Most impressively, Marshall places the Mission of God right where it belongs, as the center of theology and the key to Redemption History. He begins by showing how the Great Commission is the continuation of God's Mission through the Church (156), which is Dogma because without it the propagation of the mission would have failed in the 1st Century). Thus, “salvation is made effective in people's lives through the preaching of his followers. Although Jesus is not physically present, his work goes on.” (160). In short, Acts is story of mission (162) and Christian preaching is the continuation of Jesus' activity and the witness to him in the Gospel (161). Marshall even takes an entire paragraph to promote the wider meaning of the word “Witness” since it is used for more than strictly eyewitnesses, such as Luke's use of it for Paul, thus showing it is applicable to everyone who “proved for themselves the reality of salvation (180). Marshall also addresses Adoptionism and other false Christologies (175).
Doctrines. Marshall hits on contextualization issues in the Gentile/Jewish debate stating that Gentiles are not forced to conform to the Jewish model since “whether Luke's view is that Jewish Christians should [go on living in their traditional ways] or must to continue to live in his way is a moot point.” (164). The only uniformity he points out is the reality of suffering for being a Christian (168).
Shockingly, Ecclesiology receives little attention for a review of Acts. The Church as the main vehicle for God's mission is grasped (179) including that churches should follow Paul's model in his missionary work (167). Marshall seems to take stab at Baptismal Regeneration with the inclusion of the story of Apollos who was fervent in spirit with no indication of Christian baptism (167).
Marshall maintains the historicity of the Acts, but sadly seems to question some details (157).
Distinctives. Marshall seems to largely discredit Dispensational theology stating that “[Luke] comes dangerously close to suggesting that it is only when and because the Jews reject the gospel that the missionaries turn to the Gentiles.” (166).

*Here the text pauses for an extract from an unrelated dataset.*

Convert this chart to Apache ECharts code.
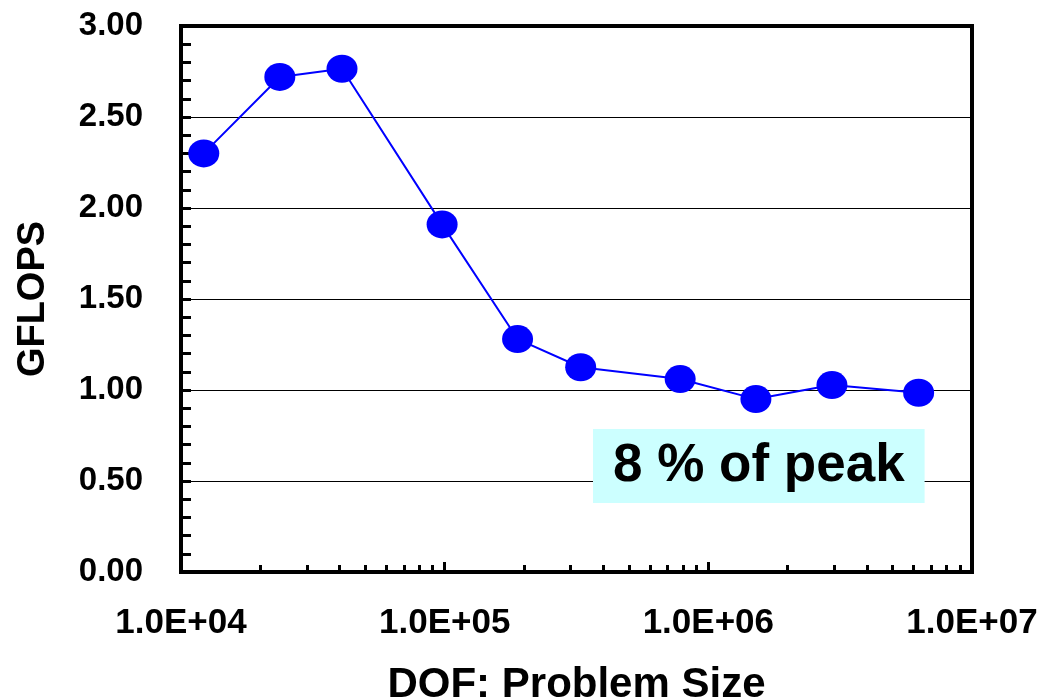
<!DOCTYPE html>
<html>
<head>
<meta charset="utf-8">
<script src="https://cdn.jsdelivr.net/npm/echarts@6/dist/echarts.min.js"></script>
<style>html,body{margin:0;padding:0;background:#fff}#c{width:1038px;height:699px}</style>
</head>
<body>
<div id="c"></div>
<script>
// Data
const dof = [12200, 23700, 40800, 97800, 189000, 328000, 782000, 1515000, 2943000, 6275000];
const gflops = [2.30, 2.72, 2.765, 1.91, 1.28, 1.125, 1.06, 0.95, 1.027, 0.985];
const xTickLabels = {4: '1.0E+04', 5: '1.0E+05', 6: '1.0E+06', 7: '1.0E+07'};
const xMinorTicks = [];
for (let e = 4; e < 7; e++) for (let m = 2; m <= 9; m++) xMinorTicks.push(m * Math.pow(10, e));
const annotationText = '8 % of peak';

const FONT = '"Liberation Sans", Arial, Helvetica, sans-serif';
const chart = echarts.init(document.getElementById('c'), null, {renderer: 'canvas'});
chart.setOption({
  animation: false,
  grid: {left: 181, top: 26, right: 66, bottom: 127, outerBoundsMode: 'none', containLabel: false,
    show: true, borderColor: '#000', borderWidth: 4, backgroundColor: 'transparent'},
  xAxis: [{
    type: 'log', logBase: 10, min: 1e4, max: 1e7,
    name: 'DOF: Problem Size', nameLocation: 'middle', nameGap: 92,
    nameTextStyle: {fontFamily: FONT, fontWeight: 'bold', fontSize: 42, color: '#000'},
    axisLine: {show: true, onZero: false, lineStyle: {color: '#000', width: 4}},
    axisTick: {show: true, inside: true, length: 10, lineStyle: {color: '#000', width: 3}},
    axisLabel: {margin: 34, fontFamily: FONT, fontWeight: 'bold', fontSize: 35, color: '#000',
      formatter: v => xTickLabels[Math.round(Math.log10(v))] || ''},
    splitLine: {show: false}
  }, {
    type: 'log', logBase: 10, min: 1e4, max: 1e7, position: 'bottom',
    axisLine: {show: false},
    axisTick: {show: true, inside: true, length: 7, customValues: xMinorTicks, lineStyle: {color: '#000', width: 3}},
    axisLabel: {show: false},
    splitLine: {show: false}
  }],
  yAxis: {
    type: 'value', min: 0, max: 3, interval: 0.5,
    name: 'GFLOPS', nameLocation: 'middle', nameGap: 128,
    nameTextStyle: {fontFamily: FONT, fontWeight: 'bold', fontSize: 38, color: '#000'},
    axisLine: {show: true, lineStyle: {color: '#000', width: 4}},
    axisTick: {show: true, inside: true, length: 10, lineStyle: {color: '#000', width: 3}},
    minorTick: {show: true, splitNumber: 5, length: 10, lineStyle: {color: '#000', width: 3}},
    axisLabel: {margin: 38, fontFamily: FONT, fontWeight: 'bold', fontSize: 33, color: '#000',
      formatter: v => v.toFixed(2)},
    splitLine: {show: true, lineStyle: {color: '#000', width: 1.2}}
  },
  series: [{
    type: 'line', xAxisIndex: 0,
    data: dof.map((x, i) => [x, gflops[i]]),
    symbol: 'circle', symbolSize: [31, 28],
    itemStyle: {color: '#0000ff'},
    lineStyle: {color: '#0000ff', width: 2},
    z: 5
  }],
  graphic: [{
    type: 'text', left: 593, top: 429, z: 10,
    style: {text: annotationText, fontFamily: FONT, fontWeight: 'bold', fontSize: 53, fill: '#000',
      backgroundColor: '#ccffff', padding: [9, 20, 9, 20], lineHeight: 56}
  }]
});
</script>
</body>
</html>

Instead, a Jewish priority, but Gentile replacement of unbelieving Jews is the case “without implying that [Gentiles] will be evangelized only if the Jews disbelieve” (166). This concept may be worthy of Dogma if Dispensationalism denies the Mission of God to save all people. Marshall also strongly denounces a determinism (against Reformed theology) in Acts (171). Charismatic gifts are covered, but he does not make a strong stand for or against their continuation. The only clue may be in his enigmatic phrase: “It would also seem that early Christians did experience phenomena that were understood to be indicative of the presence of the Spirit” which could indicate a cessationist position, or an elusive answer to a naturalistic academic audience. Plus, he does support the gift of the Holy Spirit at Salvation over-against Baptism of the Spirit (177).
Ecclesiology is relegated almost solely to Israel vs. the New Israel (178), with no mention of the marks of the Church, etc.. Church governance is appropriately placed as a distinctive with a single dismissive sentence (179) while also denying a central authoritative church system (180).
Details. Circumcision is a Jewish Identity marker and not required for salvation (162).
*Dogmas are theories directly impacting God's mission to reconcile all people to Himself (orthodoxy & orthopraxy required).
Doctrines indirectly impact God's mission (and are thus vitally important), but people can fail to interact with or understand them accurately (essential to orthodoxy, not orthopraxy).
Distinctives don't affect the orthopraxy of salvation, but will impact the orthopraxy of a church.
Details have little to no effect on orthodoxy or orthopraxy.